Pedro Adão e Silva - A disputa entre o Governo e o Tribunal Constitucional é de natureza tática. Passos Coelho quer instrumentalizar a Constituição
Temo bem que o que está em causa na disputa entre Governo e Tribunal Constitucional seja mais preocupante do que parece. À primeira vista, estamos perante uma divergência política em torno da interpretação da Constituição e, a crer em Passos Coelho da semana passada, sobre a forma de recrutamento e escrutínio dos juizes.
Podemos discordar politicamente, mas são discussões que, em democracia, não só podem como devem ser tidas. Não há, a este propósito, nenhum interdito político.
O problema é que são demasiados os sinais de que o Governo não está a questionar o nosso equilíbrio constitucional porque deseje abrir uma discussão substantiva sobre o tema. O propósito é outro e de natureza tática. Para ultrapassar bloqueios estratégicos que criou a si próprio e, pior, para encontrar um bode expiatório para as suas ações, o Governo não hesita em fazer dos equilíbrios em que assenta o regime — e que estão, como em qualquer democracia liberal, plasmados na Constituição — o ponto focal da disputa política.
A tática faz sentido. Para Passos Coelho, o objetivo nunca foi criar compromissos e alargar a base de apoio à ação do executivo. Pelo contrário, o Governo procurou sempre dividir: primeiro, colocando trabalhadores do privado contra funcionários públicos e jovens a entrar no mercado de trabalho contra pensionistas; agora, na versão absurda desta semana, funcionários públicos com subsídios de férias ainda por pagar contra funcionários públicos com subsídios já pagos.
Esta instrumentalização da Constituição tem, infelizmente, consequências mais vastas e que andarão por aí durante muito tempo.

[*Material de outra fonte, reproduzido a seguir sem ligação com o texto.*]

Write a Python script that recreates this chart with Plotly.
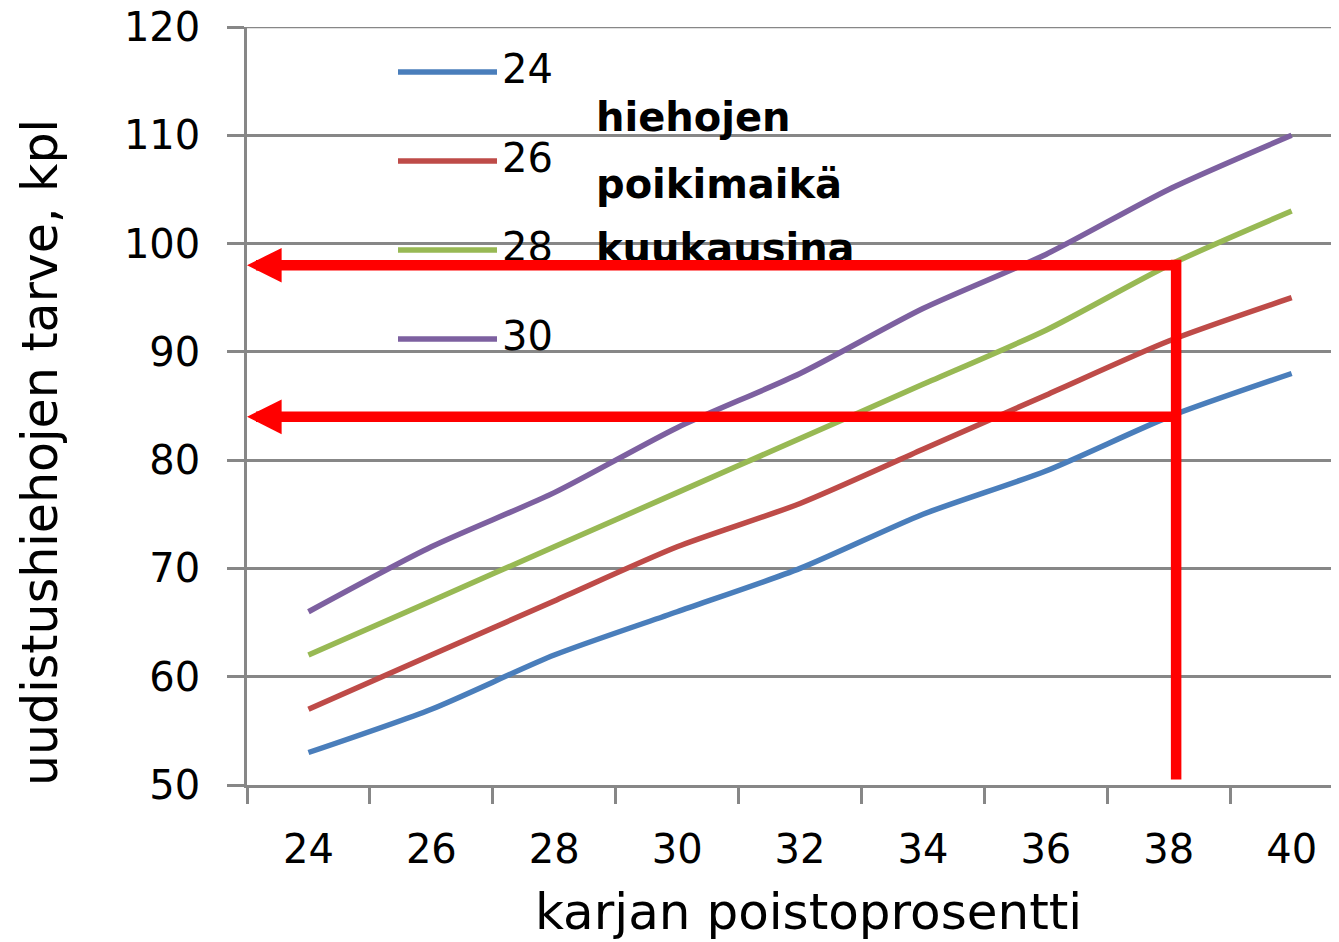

Para o país, que vê os pontos de compromisso a desagregarem-se, numa altura em que são mais necessários do que nunca. O ressentimento e o revanchismo podem ser instrumentais, mas não apenas dividem portugueses como, no médio prazo, diminuem a capacidade para governar. O Governo já chegou ao médio prazo. Depois do seu fim, vai demorar a recuperar o sentimento de comunidade e, por mais discursos e apelos que sejam feitos, não vai ser fácil construir compromissos em Portugal.

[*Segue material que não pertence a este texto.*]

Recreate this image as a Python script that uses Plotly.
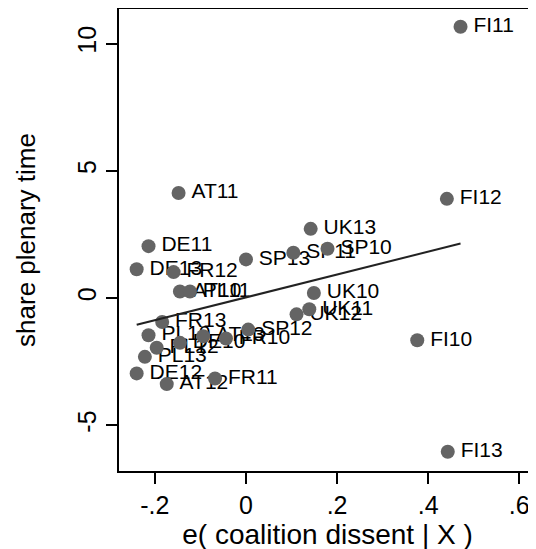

Mas também consequências para o próprio PSD. No meio da volatilidade discursiva, que torna possível que num dia um responsável do Governo diga uma coisa, para logo depois aparecer outro (ou até o mesmo) a dizer o seu contrário, o PSD está a transformar-se. Semana após semana, o que vemos é um partido entrincheirado num último reduto — uma estratégia divisionista, em rutura com o sistema e que usa o ressentimento social como motor político. É triste e vai deixar marcas: a brincar leviana e gratuitamente com a Constituição, o PSD está a transformar-se no Tea Party português.